21.  Many organisations suggested to us that their work could be more impactful if they enjoyed a better relationship with their local day centre and GPs surgery.  We have seen a benefit of this relationship with Hackney Community Transport (HCT) in England and their CCG programme.  Through developing a close relationship between HCT, their local CCG, and their local Council for Voluntary Service, they have been able to provide access to health and social setting which in turn have promoted emotional and physical wellbeing. 

22.  We recommend: that the Welsh Government work closely with the CTA in Wales to support organisations to develop these relationships which will in turn allow service users to access a broader range of opportunities.

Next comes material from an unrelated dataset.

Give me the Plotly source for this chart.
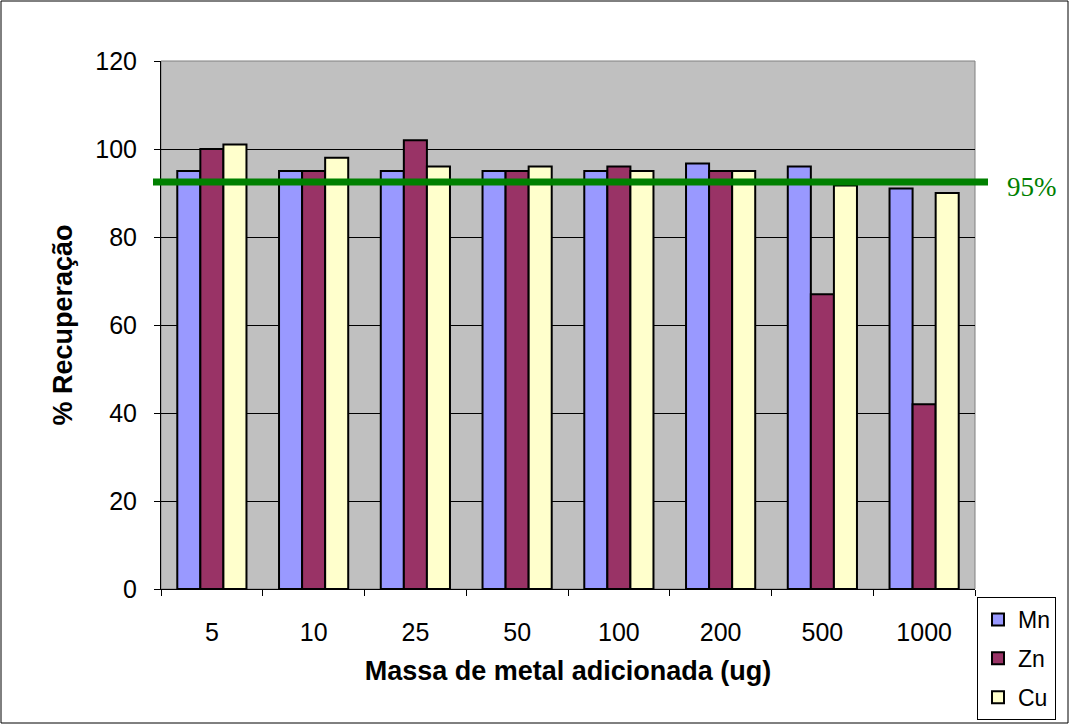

23.  Finally, community transport operators can often be a key support to many lonely people with the community transport journey providing a key means of social interaction. 

24.  We recommend: that the Welsh Government provides support delivering training to community transport operators to signpost service users to other support they need, either in a medical, or social setting.






25.   It is clear that community transport not only plays a key role in alleviating loneliness and isolation, particularly for older people in rural communities, but that community transport operators can provide a unique insight into the lives of those who suffer most acutely from loneliness and isolation.

26.   The work our members do throughout Wales is an invaluable lifeline to thousands of people.  Without these services people would be unable to get around, to get to medical and social appointments, and ultimately to live their lives to the full.

27.   In particular, the survey of our members demonstrates that they consider a key part of their role to provide social opportunities for people in their community.  With their particular emphasis on providing inclusive and accessible transport, providing social opportunity to some of Wales’ most isolated citizens is truly at the heart of everything they do.

28.   We hope that the above submission provides a useful insight into the extensive work that community transport operators do in providing inclusive and accessible transport to lonely and isolated people across Wales.  In addition, we hope the Health, Social Care and Sport Committee consider our recommendations as useful mechanisms to help support the already vital work that is going on throughout Wales.